2. There is similar query (see user_var.test, one line above our query):
select @a, @a:=@a+count(*), count(*), @a from t1 group by i;
@a @a:=@a+count(*) count(*) @a
0 1 1 0
0 2 2 0
0 3 3 0
As you can see, the result of this query is same as result of patched
query. IMHO this is not bad to make results of these (same) queries equal.
>
>> === modified file 'sql/item_func.cc'
>> --- a/sql/item_func.cc 2008-07-31 09:50:24 +0000
>> +++ b/sql/item_func.cc 2008-08-13 20:00:41 +0000
>> @@ -4667,9 +4661,36 @@ void Item_func_get_user_var::fix_length_
>> }
>>
>>
>> -bool Item_func_get_user_var::const_item() const
>> +bool Item_func_get_user_var::fix_fields(THD *thd, Item **ref)
>> {
>> - return (!var_entry || current_thd->query_id !=
> var_entry->update_query_id);
>> + DBUG_ENTER("Item_func_get_user_var::fix_fields");
>> + DBUG_ASSERT(fixed == 0);
>> + /* fix_fields will call Item_func_set_user_var::fix_length_and_dec */
>> + if (Item_func::fix_fields(thd, ref))
>> + DBUG_RETURN(TRUE);
>> +
>> + const_item_cache= TRUE;
>> +
>> + if (!var_entry)
>> + DBUG_RETURN(FALSE);
>> +
>> + if (thd->lex->sql_command == SQLCOM_LOAD)
>> + {
>> + const_item_cache= current_thd->query_id !=
> var_entry->update_query_id;
>
> Why do you want to treat LOAD DATA specially ? I'd prefer to handle all
> statements uniformly.
>
> Actually, you can keep var_entry->update_query_id for all statements.
> Consider
>
> SELECT @a, @a:=col, @a FROM ...
>
> In this case in the first @a item you'll do a search in the
> thd->lex->set_var_list, and notice that @a is not constant. You can
> set var_entry->update_query_id right away then, and in the second @a
> item you won't need to search the list, you can know that the @a is not
> constant immediately.
>
> That is, you only need to search the list if
>
> current_thd->query_id == var_entry->update_query_id
>
> Even better would be to have a three-state status field here, "var_entry
> is const", "var_entry is not const", "unknown, need to search the list".
>
> Note that typically, if a variable is used and modified in the same
> query, it's used in a pretty complex expressions, appearing many times
> in a query. With the optimization as above, you will only need to search
> the list once.
>
> A different approach would be to mark variables as "modifiable" before
> fix_fields. That is,
I like this approach, patch is coming soon.
>
> * move entry= get_variable(&thd->user_vars, name, 1) to a separate
> method, Item_func_set_user_var::set_entry().

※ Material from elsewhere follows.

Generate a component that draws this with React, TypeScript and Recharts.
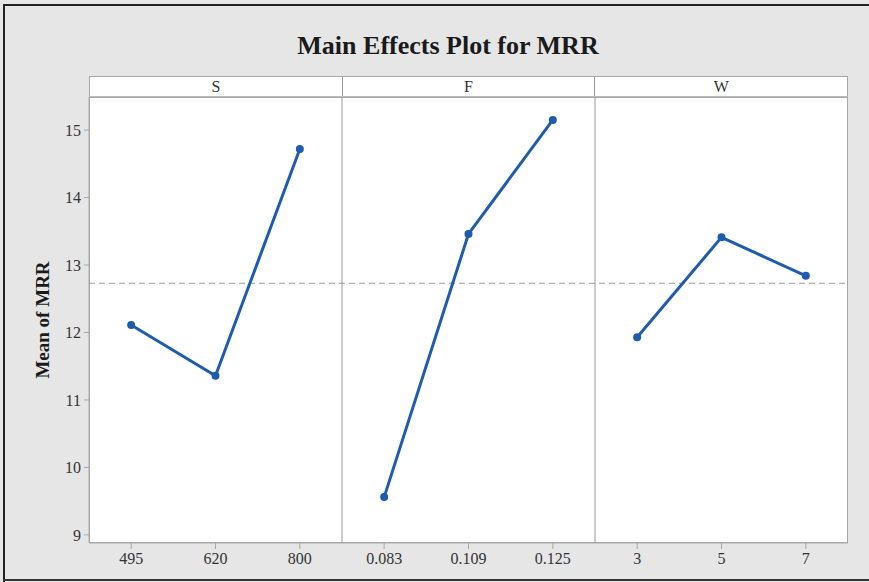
import React from 'react';
import { LineChart, Line, XAxis, YAxis, ReferenceLine } from 'recharts';

const panelNames = ['S', 'F', 'W'];
const sLevels = ['495', '620', '800'];
const sMeans = [12.11, 11.36, 14.72];
const fLevels = ['0.083', '0.109', '0.125'];
const fMeans = [9.56, 13.46, 15.15];
const wLevels = ['3', '5', '7'];
const wMeans = [11.93, 13.41, 12.84];
const grandMean = 12.73;
const yTicks = [9, 10, 11, 12, 13, 14, 15];
const yDomain = [8.88, 15.49];

const panels = [
  { name: panelNames[0], levels: sLevels, means: sMeans },
  { name: panelNames[1], levels: fLevels, means: fMeans },
  { name: panelNames[2], levels: wLevels, means: wMeans },
];

const data: any[] = [];
panels.forEach((p) => {
  p.levels.forEach((lv, i) => {
    const row: any = { key: p.name + '-' + lv, label: lv };
    row[p.name] = p.means[i];
    data.push(row);
  });
});

const FONT = '"Liberation Serif", "Times New Roman", serif';
const BLUE = '#1f5cae';
const GRAY = '#a8a8a8';

export default function App() {
  return (
    <div
      style={{
        position: 'absolute',
        left: 0,
        top: 0,
        width: 869,
        height: 582,
        background: '#e6e6e6',
        fontFamily: FONT,
        overflow: 'hidden',
      }}
    >
      <div style={{ position: 'absolute', left: 3, top: 4, width: 866, height: 2, background: '#222' }} />
      <div style={{ position: 'absolute', left: 3, top: 4, width: 2, height: 578, background: '#222' }} />
      <div style={{ position: 'absolute', left: 3, top: 579, width: 866, height: 2, background: '#333' }} />
      <div
        style={{
          position: 'absolute',
          left: 248,
          top: 29,
          width: 400,
          textAlign: 'center',
          fontSize: 26,
          fontWeight: 'bold',
          color: '#1a1a1a',
          lineHeight: '34px',
        }}
      >
        Main Effects Plot for MRR
      </div>
      <div
        style={{
          position: 'absolute',
          left: 89,
          top: 97,
          width: 759,
          height: 446,
          boxSizing: 'border-box',
          border: '1px solid ' + GRAY,
          background: '#fff',
        }}
      />
      <div style={{ position: 'absolute', left: 0, top: 0 }}>
        <LineChart width={869} height={582} data={data} margin={{ top: 97, right: 21, bottom: 9, left: 39 }}>
          <XAxis
            xAxisId="c"
            dataKey="key"
            scale="band"
            height={30}
            tickFormatter={(v: string) => v.split('-').slice(1).join('-')}
            interval={0}
            tick={{ fill: '#333', fontSize: 16, fontFamily: FONT }}
            tickSize={6}
            tickMargin={4}
            axisLine={{ stroke: GRAY }}
            tickLine={{ stroke: GRAY }}
          />
          <YAxis
            type="number"
            domain={yDomain}
            allowDataOverflow
            ticks={yTicks}
            width={50}
            tick={{ fill: '#333', fontSize: 16, fontFamily: FONT }}
            tickSize={5}
            tickMargin={3}
            axisLine={{ stroke: GRAY }}
            tickLine={{ stroke: GRAY }}
            label={{
              value: 'Mean of MRR',
              angle: -90,
              position: 'center',
              dx: -22,
              style: { fontFamily: FONT, fontSize: 19, fontWeight: 'bold', fill: '#1a1a1a' },
            }}
          />
          <ReferenceLine xAxisId="c" x={'F-' + fLevels[0]} position="start" stroke="#9a9a9a" strokeWidth={1} />
          <ReferenceLine xAxisId="c" x={'W-' + wLevels[0]} position="start" stroke="#9a9a9a" strokeWidth={1} />
          <ReferenceLine xAxisId="c" y={grandMean} stroke="#9a9a9a" strokeWidth={1.2} strokeDasharray="6 4" />
          {panelNames.map((n) => (
            <Line
              key={n}
              xAxisId="c"
              type="linear"
              dataKey={n}
              stroke={BLUE}
              strokeWidth={3}
              dot={{ r: 4, fill: BLUE, stroke: BLUE, strokeWidth: 0 }}
              activeDot={false}
              connectNulls={false}
              isAnimationActive={false}
            />
          ))}
        </LineChart>
      </div>
      <div
        style={{
          position: 'absolute',
          left: 89,
          top: 76,
          width: 759,
          height: 21,
          boxSizing: 'border-box',
          border: '1px solid ' + GRAY,
          borderBottom: '1px solid #bbb',
          background: '#fff',
          display: 'flex',
        }}
      >
        {panelNames.map((n, i) => (
          <div
            key={n}
            style={{
              flex: 1,
              borderLeft: i === 0 ? 'none' : '1px solid #9a9a9a',
              textAlign: 'center',
              fontSize: 16,
              lineHeight: '19px',
              color: '#333',
            }}
          >
            {n}
          </div>
        ))}
      </div>
    </div>
  );
}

> * call ::set_entry() for all items from the thd->lex->set_var_list
> from setup_fields() before the first call of ::fix_fields().
> * when calling ::set_entry() update var_entry->update_query_id to the
> current_thd->query_id.
>
> This way you have no memcmp and no list searches at all.
>
>> + DBUG_RETURN(FALSE);
>> + }
>> + List_iterator<Item_func_set_user_var> li(thd->lex->set_var_list);
>> + Item_func_set_user_var *var;
>> + while ((var= li++))
>> + {
>> + if (name.length == var->name.length &&
>> + !memcmp(name.str, var->name.str, name.length))
>
> memcmp() is probably wrong, it should be charset-aware
> comparison.
IMHO the trouble with var->name is even more general:
set names koi8r;
set @тест = 10; # variable name is in KOI8-R
set names utf8;
select @тест; # variable name is in UTF-8
# result is NULL
How do you think, is it a bug?
>
>> + {
>> + const_item_cache= FALSE;
>> + break;
>> + }
>> + }
>> + DBUG_RETURN(FALSE);
>> }
>
> Regards / Mit vielen Grüssen,
> Sergei
>
Thank you,
Gleb.